At last! It is time to start gardening in Calgary! Well, at least time to start getting ready to garden…! Depending on how much snow we get this month, some of April’s tasks may not be do-able until the end of the month, but here’s my garden to-do list, in order of priority, and modified from the Calgary Horticultural Society’s monthly to do list for April. For some descriptions of what was happening in my garden last April (a verrrry late spring), click here.
From the archives:
Be patient
Why gardening in Calgary is fun
Taking care of tomatoes
Veggies to sow in mid-April
What is hardening off?
Early April:
· Start seeds of fast-growing annuals. This year I am growing cosmos, lavatera, cleome, purple millet, and euphorbia ‘snow on the mountain’. Most of these could be direct-seeded outside in May but I like to start them inside for earlier blooms.
· Care for seeds already started in March. This means keeping them under fluorescent lights which are only an inch above the leaves, cutting them back to the first set of leaves to encourage branching, thinning, repotting and fertilizing. I also have an electric fan blowing on my seedlings to help them develop strong, sturdy stems.
Clean and fill bird baths (as soon as weather permits.)
Mid-April
· Take the kids to the garden center, let them pick out their favourite pansies, come home and help them pot them up. Put the pots on the front and back steps… because the pansies can take our spring temperatures and because it’s time for some colour out there, dammit!

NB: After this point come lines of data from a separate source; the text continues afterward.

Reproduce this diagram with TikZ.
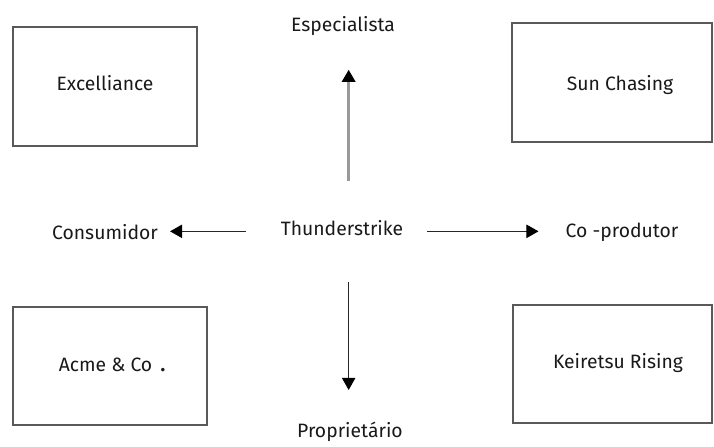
\documentclass[tikz,border=0pt]{standalone}
\usepackage{fontspec}
\setmainfont{Fira Sans}
\usetikzlibrary{arrows.meta}

\begin{document}
\begin{tikzpicture}[x=0.3mm, y=-0.3mm,
        every node/.style={inner sep=0pt, text=black!90, font=\fontsize{16.5}{19}\selectfont},
        quadrant/.style={draw=black!65, line width=1.2pt},
        axis/.style={draw=black!85, line width=0.8pt, -{Triangle[width=4mm, length=3.6mm, color=black]}}]
        \useasboundingbox (0, 0) rectangle (714, 447);
        \draw [quadrant] (13, 27) rectangle (197, 146);
        \draw [quadrant] (512, 23) rectangle (712, 142);
        \draw [quadrant] (13, 307) rectangle (207, 425);
        \draw [quadrant] (513, 305) rectangle (712, 423);
        \node (excel) at (105, 83) {Excelliance};
        \node (sun) at (620, 85) {Sun Chasing};
        \node (acme) at (112, 365) {Acme \& Co\hspace{2.5mm}\textbf{.}};
        \node (keiretsu) at (618, 363) {Keiretsu Rising};
        \node (thunder) at (342, 228) {Thunderstrike};
        \node (espec) at (343, 26) {Especialista};
        \node (propr) at (350, 432) {Proprietário};
        \node (consum) at (105, 232) {Consumidor};
        \node (coprod) at (622, 232) {Co -produtor};
        \draw [axis, draw=black!40, line width=2pt, shorten <=11.7mm, shorten >=10.2mm]
([xshift=2mm]thunder.north) -- ([xshift=2mm]thunder.north |- espec.south);
        \draw [axis, shorten <=13.8mm, shorten >=9.6mm]
([xshift=2mm]thunder.south) -- ([xshift=2mm]thunder.south |- propr.north);
        \draw [axis, shorten <=10.5mm, shorten >=3.6mm]
([yshift=-1mm]thunder.west) -- ([yshift=-1mm]consum.east |- thunder.west);
        \draw [axis, shorten <=7.2mm, shorten >=8.1mm]
([yshift=-1mm]thunder.east) -- ([yshift=-1mm]coprod.west |- thunder.east);
    \end{tikzpicture}
\end{document}
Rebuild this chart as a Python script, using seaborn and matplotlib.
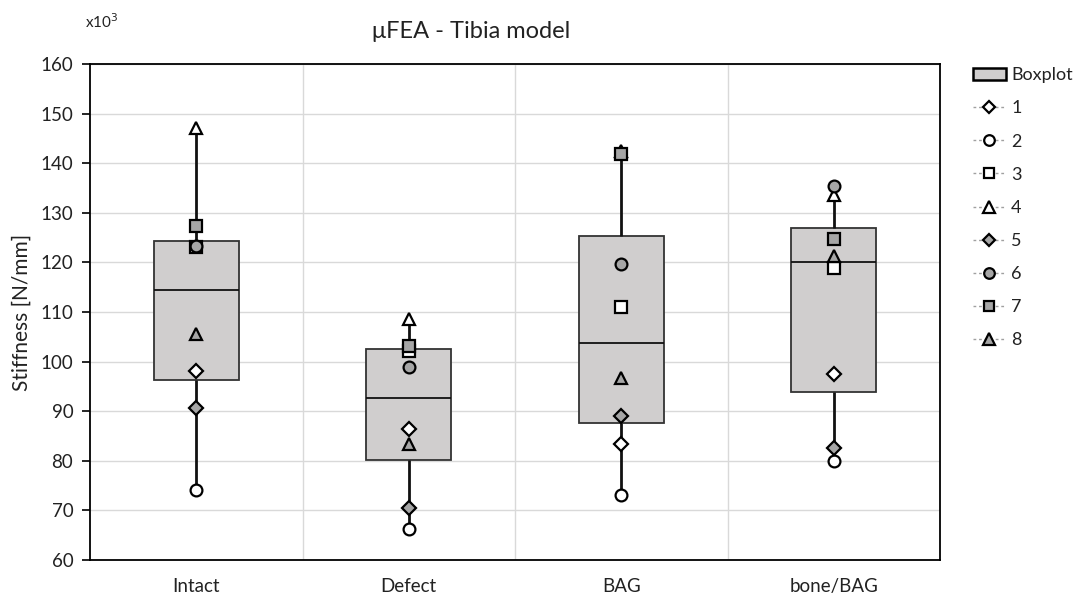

Whenever I get the chance:
· Pick up thawed dog poop. Ewww.
· Finishing pruning trees and shrubs except birches, maples, roses and spring-flowering shrubs like lilacs.

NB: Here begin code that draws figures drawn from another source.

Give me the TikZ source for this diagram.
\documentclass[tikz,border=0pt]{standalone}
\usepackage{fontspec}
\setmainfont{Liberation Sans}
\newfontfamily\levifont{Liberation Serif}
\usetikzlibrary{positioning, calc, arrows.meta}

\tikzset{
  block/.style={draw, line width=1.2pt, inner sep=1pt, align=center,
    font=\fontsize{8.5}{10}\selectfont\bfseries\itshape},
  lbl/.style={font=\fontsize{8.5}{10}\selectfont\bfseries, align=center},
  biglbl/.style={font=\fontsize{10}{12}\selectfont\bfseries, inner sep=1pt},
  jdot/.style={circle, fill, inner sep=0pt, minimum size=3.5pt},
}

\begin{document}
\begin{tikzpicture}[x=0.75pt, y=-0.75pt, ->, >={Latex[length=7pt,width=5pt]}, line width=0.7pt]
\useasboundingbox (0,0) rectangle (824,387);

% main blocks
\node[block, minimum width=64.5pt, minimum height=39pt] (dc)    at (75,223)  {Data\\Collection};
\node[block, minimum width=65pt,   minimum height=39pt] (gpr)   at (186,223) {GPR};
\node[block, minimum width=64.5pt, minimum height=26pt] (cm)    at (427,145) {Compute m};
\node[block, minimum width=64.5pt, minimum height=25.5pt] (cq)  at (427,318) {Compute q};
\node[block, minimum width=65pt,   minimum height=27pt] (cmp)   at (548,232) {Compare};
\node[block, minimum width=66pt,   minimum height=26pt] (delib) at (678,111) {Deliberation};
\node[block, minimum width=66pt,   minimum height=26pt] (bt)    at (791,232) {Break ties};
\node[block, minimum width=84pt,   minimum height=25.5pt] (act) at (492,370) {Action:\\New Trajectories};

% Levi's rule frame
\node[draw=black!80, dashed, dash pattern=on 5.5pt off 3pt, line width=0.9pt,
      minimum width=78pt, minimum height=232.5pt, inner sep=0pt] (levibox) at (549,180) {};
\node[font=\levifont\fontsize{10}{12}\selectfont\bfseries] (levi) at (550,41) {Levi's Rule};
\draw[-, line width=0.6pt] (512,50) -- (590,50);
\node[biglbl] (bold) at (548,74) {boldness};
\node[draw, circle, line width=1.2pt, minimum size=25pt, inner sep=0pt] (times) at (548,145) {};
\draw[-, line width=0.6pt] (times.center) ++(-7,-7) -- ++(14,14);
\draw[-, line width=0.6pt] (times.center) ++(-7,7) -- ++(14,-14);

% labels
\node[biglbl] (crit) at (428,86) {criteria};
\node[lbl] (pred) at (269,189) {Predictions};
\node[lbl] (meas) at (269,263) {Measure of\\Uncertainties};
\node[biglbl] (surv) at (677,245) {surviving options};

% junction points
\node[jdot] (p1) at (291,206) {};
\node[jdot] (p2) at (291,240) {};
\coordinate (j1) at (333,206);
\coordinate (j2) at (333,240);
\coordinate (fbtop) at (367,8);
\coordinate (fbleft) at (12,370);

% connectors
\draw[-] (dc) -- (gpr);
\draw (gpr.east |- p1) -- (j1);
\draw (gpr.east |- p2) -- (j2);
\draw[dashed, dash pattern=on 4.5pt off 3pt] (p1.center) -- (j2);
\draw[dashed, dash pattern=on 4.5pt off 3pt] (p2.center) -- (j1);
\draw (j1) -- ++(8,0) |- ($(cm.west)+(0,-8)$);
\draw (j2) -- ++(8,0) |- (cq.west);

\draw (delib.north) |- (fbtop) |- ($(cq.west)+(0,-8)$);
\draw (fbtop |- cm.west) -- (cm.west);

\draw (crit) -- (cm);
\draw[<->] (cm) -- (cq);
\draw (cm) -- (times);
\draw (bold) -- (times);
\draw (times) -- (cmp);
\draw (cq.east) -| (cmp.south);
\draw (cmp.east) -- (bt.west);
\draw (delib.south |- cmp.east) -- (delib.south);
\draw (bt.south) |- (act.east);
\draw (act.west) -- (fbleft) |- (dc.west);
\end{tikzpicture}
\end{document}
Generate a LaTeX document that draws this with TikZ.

· Clean out the “greenhouse” (actually, it’s more like a shed in my case).
· Sweep patios (mine get covered with spruce needles and cones over the winter – what I collect gets put in other areas of the garden as mulch).
· Rake debris from the lawn when it is dry enough to walk on (wet soil gets compacted and that’s a bad thing).
· Cut down any of last year’s perennials that are still standing as soon as ground is dry.
· Start pulling back winter mulch (leaves, in my case) from the crowns of growing perennials – but don’t actually remove it until May. This way the sleeping ladybugs don’t get disturbed too early, and the garden is still somewhat protected from the crazy temperature swings that we will inevitably get!!
Late April:
· Start seeds of the fastest growing annuals: sweet peas, nasturtiums, sunflowers and morning glory.
Set up rain barrels and check eavestroughs.